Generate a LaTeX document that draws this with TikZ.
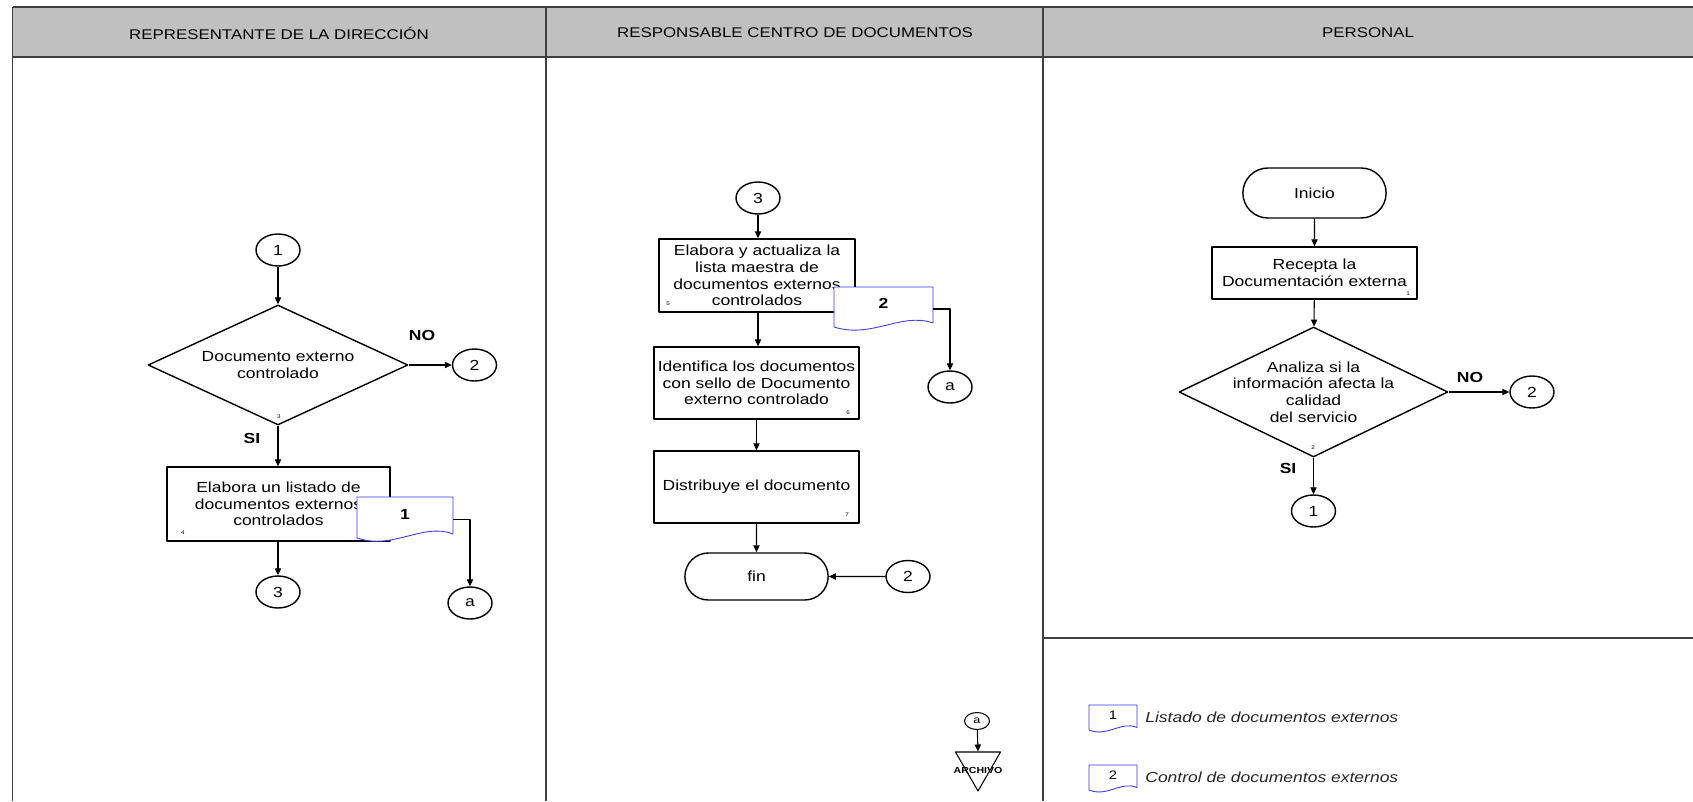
\documentclass[tikz,border=0pt]{standalone}
\usepackage{fontspec}
\setmainfont[FakeStretch=1.2]{Liberation Sans}
\usetikzlibrary{arrows.meta,shapes.geometric,shapes.misc}

\definecolor{hdrgray}{HTML}{C0C0C0}
\definecolor{docblue}{HTML}{3A3AF0}

\newcommand{\boxfont}{\fontsize{8.3}{9.5}\selectfont}
\newcommand{\headfont}{\fontsize{8}{9.5}\selectfont}

% document symbol: name, left, top, width, height, number
\newcommand{\docsheet}[6]{%
  \draw[docline] (#2,#3+#5) -- (#2,#3) -- (#2+#4,#3) -- (#2+#4,#3+0.9*#5)
    .. controls (#2+0.68*#4,#3+0.62*#5) and (#2+0.38*#4,#3+1.3*#5) .. (#2,#3+#5) -- cycle;
  \node[docnum] (#1) at (#2+0.5*#4,#3+0.42*#5) {#6};
  \coordinate (#1-out) at (#2+#4,#3+0.55*#5);
}

\begin{document}
\begin{tikzpicture}[x=0.02cm,y=-0.02cm,line join=round,
  lane/.style={draw=black!75,line width=1.1pt},
  proc/.style={draw,line width=0.8pt,align=center,inner sep=0pt,font=\boxfont},
  dec/.style={draw,diamond,line width=0.8pt,inner sep=0pt},
  term/.style={draw,rounded rectangle,line width=0.8pt,minimum width=3.1cm,font=\boxfont},
  conn/.style={draw,ellipse,line width=0.8pt,inner sep=0pt,
    minimum width=0.88cm,minimum height=0.64cm,font=\boxfont},
  flow/.style={-{Triangle[length=4pt,width=3.6pt]},line width=0.6pt},
  docline/.style={draw=docblue,line width=0.5pt,fill=white},
  docnum/.style={inner sep=0pt,font=\boxfont\bfseries},
  stepno/.style={inner sep=0pt,font=\fontsize{3}{3}\selectfont},
  answer/.style={inner sep=0pt,font=\boxfont\bfseries},
  legendtxt/.style={anchor=west,inner sep=0pt,text=black!85,font=\boxfont\itshape}]

  \useasboundingbox (0,0) rectangle (1693,801);

  % lanes
  \fill[hdrgray] (12.5,7) rectangle (1693,57);
  \draw[lane] (12.5,7) -- (1693,7);
  \draw[lane] (12.5,57) -- (1693,57);
  \foreach \x in {12.5,546,1043}
    \draw[lane] (\x,7) -- (\x,801);
  \draw[lane] (1043,638) -- (1693,638);
  \node[font=\headfont] (h1) at (279,33) {REPRESENTANTE DE LA DIRECCIÓN};
  \node[font=\headfont] (h2) at (795,33) {RESPONSABLE CENTRO DE DOCUMENTOS};
  \node[font=\headfont] (h3) at (1368,33) {PERSONAL};

  % personal
  \node[term,minimum height=1cm] (inicio) at (1314.5,193) {Inicio};
  \node[proc,minimum width=4.1cm,minimum height=1.04cm] (recepta) at (1314.5,273)
    {Recepta la\\Documentación externa};
  \node[stepno] (s1) at (1408,294) {1};
  \node[dec,minimum width=5.38cm,minimum height=2.6cm,
    label={[font=\boxfont,align=center]center:{Analiza si la\\información afecta la\\calidad\\del servicio}}]
    (analiza) at (1313.5,392) {};
  \node[stepno] (s2) at (1313,448) {2};
  \node[conn] (c2r) at (1532,392) {2};
  \node[conn] (c1r) at (1313.5,511) {1};
  \node[answer] (nor) at (1470,377) {NO};
  \node[answer] (sir) at (1288,468) {SI};
  \draw[flow] (inicio) -- (recepta);
  \draw[flow] (recepta) -- (analiza);
  \draw[flow] (analiza.east) -- (c2r);
  \draw[flow] (analiza.south) -- (c1r);

  % representante de la direccion
  \node[conn] (c1l) at (278,250) {1};
  \node[dec,minimum width=5.2cm,minimum height=2.4cm,
    label={[font=\boxfont,align=center]center:{Documento externo\\controlado}}]
    (doccontrol) at (278,365) {};
  \node[stepno] (s3) at (279,417) {3};
  \node[conn] (c2l) at (474.5,365) {2};
  \node[answer] (nol) at (422,335) {NO};
  \node[answer] (sil) at (252,438) {SI};
  \node[proc,minimum width=4.46cm,minimum height=1.48cm] (listado) at (278.5,504)
    {Elabora un listado de\\documentos externos\\controlados};
  \node[stepno] (s4) at (183,533) {4};
  \docsheet{doc1}{357}{497}{96}{41}{1}
  \node[conn] (c3l) at (278,592) {3};
  \node[conn] (a1) at (470,603) {a};
  \draw[flow] (c1l) -- (doccontrol);
  \draw[flow] (doccontrol.east) -- (c2l);
  \draw[flow] (doccontrol.south) -- (listado.north -| doccontrol.south);
  \draw[flow] (listado.south -| c3l) -- (c3l);
  \draw[flow] (doc1-out) -| (a1);

  % responsable centro de documentos
  \node[conn] (c3m) at (758,198) {3};
  \node[proc,minimum width=3.92cm,minimum height=1.46cm] (lista) at (757,275.5)
    {Elabora y actualiza la\\lista maestra de\\documentos externos\\controlados};
  \node[stepno] (s5) at (668,304) {5};
  \docsheet{doc2}{834}{287}{99}{40}{2}
  \node[conn] (a2) at (950,387) {a};
  \node[proc,minimum width=4.1cm,minimum height=1.44cm] (identifica) at (756.5,383)
    {Identifica los documentos\\con sello de Documento\\externo controlado};
  \node[stepno] (s6) at (848,413) {6};
  \node[proc,minimum width=4.1cm,minimum height=1.44cm] (distribuye) at (756.5,487)
    {Distribuye el documento};
  \node[stepno] (s7) at (847,515) {7};
  \node[term,minimum height=0.94cm] (fin) at (756.5,576.5) {fin};
  \node[conn] (c2m) at (908,576.5) {2};
  \draw[flow] (c3m) -- (lista.north -| c3m);
  \draw[flow] (lista.south -| c3m) -- (identifica.north -| c3m);
  \draw[flow] (identifica) -- (distribuye);
  \draw[flow] (distribuye) -- (fin);
  \draw[flow] (c2m) -- (fin);
  \draw[flow] (doc2-out) -| (a2);

  % archivo
  \node[draw,ellipse,line width=0.6pt,inner sep=0pt,minimum width=0.5cm,minimum height=0.34cm,
    font=\fontsize{6}{6}\selectfont] (aarch) at (977,721) {a};
  \node[draw,regular polygon,regular polygon sides=3,shape border rotate=180,
    line width=0.6pt,inner sep=0pt,minimum size=1.04cm] (archivo) at (978,765) {};
  \node[inner sep=0pt,font=\fontsize{5}{5}\selectfont\bfseries] (archtxt) at (978,770) {ARCHIVO};
  \draw[flow] (aarch) -- (archivo.north);

  % leyenda
  \docsheet{ley1}{1089}{705}{48}{25}{\fontsize{7}{7}\selectfont\mdseries 1}
  \docsheet{ley2}{1089}{765}{48}{25}{\fontsize{7}{7}\selectfont\mdseries 2}
  \node[legendtxt] (t1) at (1145,717) {Listado de documentos externos};
  \node[legendtxt] (t2) at (1145,777) {Control de documentos externos};
\end{tikzpicture}
\end{document}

....

§ **What to work on**:
Go from the first line of the data above to the line containing "(0,0) rectangle (1693,801);" and retype exactly those lines, both included, but none of the pictures.

§ **Written response**:
Generate a LaTeX document that draws this with TikZ.
\documentclass[tikz,border=0pt]{standalone}
\usepackage{fontspec}
\setmainfont[FakeStretch=1.2]{Liberation Sans}
\usetikzlibrary{arrows.meta,shapes.geometric,shapes.misc}

\definecolor{hdrgray}{HTML}{C0C0C0}
\definecolor{docblue}{HTML}{3A3AF0}

\newcommand{\boxfont}{\fontsize{8.3}{9.5}\selectfont}
\newcommand{\headfont}{\fontsize{8}{9.5}\selectfont}

% document symbol: name, left, top, width, height, number
\newcommand{\docsheet}[6]{%
  \draw[docline] (#2,#3+#5) -- (#2,#3) -- (#2+#4,#3) -- (#2+#4,#3+0.9*#5)
    .. controls (#2+0.68*#4,#3+0.62*#5) and (#2+0.38*#4,#3+1.3*#5) .. (#2,#3+#5) -- cycle;
  \node[docnum] (#1) at (#2+0.5*#4,#3+0.42*#5) {#6};
  \coordinate (#1-out) at (#2+#4,#3+0.55*#5);
}

\begin{document}
\begin{tikzpicture}[x=0.02cm,y=-0.02cm,line join=round,
  lane/.style={draw=black!75,line width=1.1pt},
  proc/.style={draw,line width=0.8pt,align=center,inner sep=0pt,font=\boxfont},
  dec/.style={draw,diamond,line width=0.8pt,inner sep=0pt},
  term/.style={draw,rounded rectangle,line width=0.8pt,minimum width=3.1cm,font=\boxfont},
  conn/.style={draw,ellipse,line width=0.8pt,inner sep=0pt,
    minimum width=0.88cm,minimum height=0.64cm,font=\boxfont},
  flow/.style={-{Triangle[length=4pt,width=3.6pt]},line width=0.6pt},
  docline/.style={draw=docblue,line width=0.5pt,fill=white},
  docnum/.style={inner sep=0pt,font=\boxfont\bfseries},
  stepno/.style={inner sep=0pt,font=\fontsize{3}{3}\selectfont},
  answer/.style={inner sep=0pt,font=\boxfont\bfseries},
  legendtxt/.style={anchor=west,inner sep=0pt,text=black!85,font=\boxfont\itshape}]

  \useasboundingbox (0,0) rectangle (1693,801);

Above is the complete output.